It starts with a quiet conversation but soon hellzapoppin’ in this enjoyable and startlingly original thriller by Japan’s Isaka (
Bullet Train). Over drinks, friends discuss how women are better than men at distinguishing between what one says in conversation and what one
means. This becomes a motif in the book: the difference between what’s stated and what’s implied, how appearance so easily deceives. The story is packed to overflowing. A spy meets a stranger on a train and marries him. Later, she foils a deadly nerve-gas attack. She and her mother-in-law instinctively hate each other, but why? Because she’s one of the People of the Sea (blue-eyed), while her mother-in-law is descended from the People of the Mountain (with oversized ears), so they’re born to fight. There are even special agents (with one blue eye and one large ear) whose assignment is stopping the conflict from escalating to mankind’s destruction. There are several suspicious deaths, all eventually explained.
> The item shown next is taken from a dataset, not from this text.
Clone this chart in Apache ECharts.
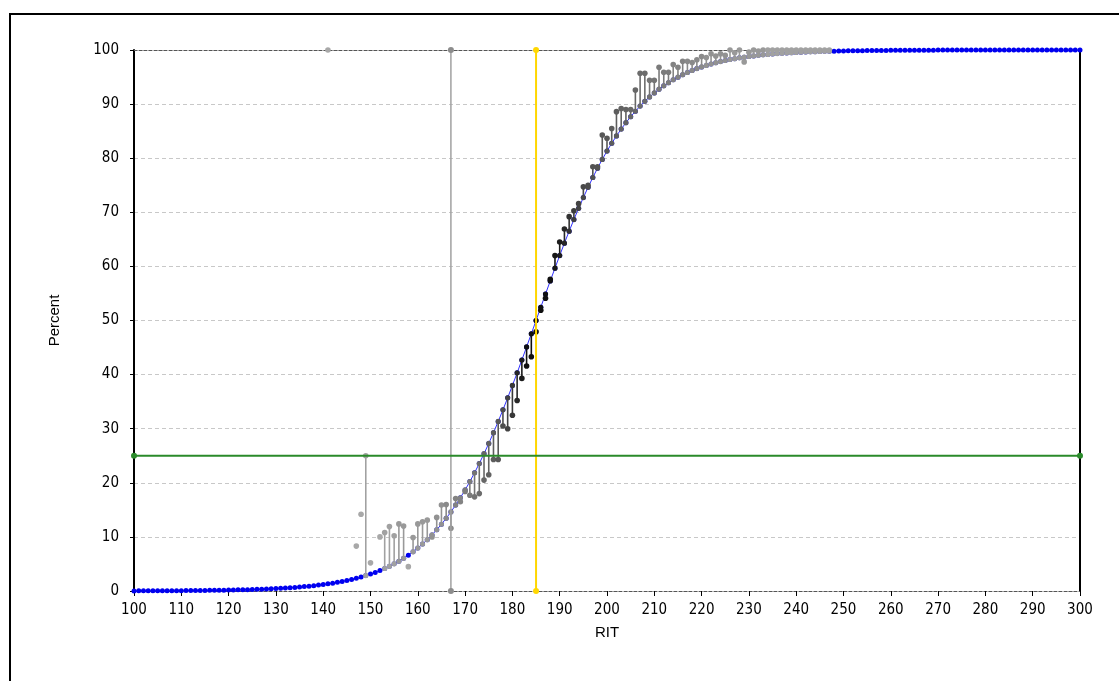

Finally, there’s a desperate flight to shut down a rogue AI, which is pushing humankind to war, as it believes that humanity only evolves through conflict, and the action culminates at a rock concert.
VERDICT Fans of Haruki Murakami and William Gibson will love this wild, exuberant novel that combines mythology, family drama, espionage, and technology and already has a film adaptation in the works (starring Anne Hathaway and Salma Hayek). It’s fun all the way through.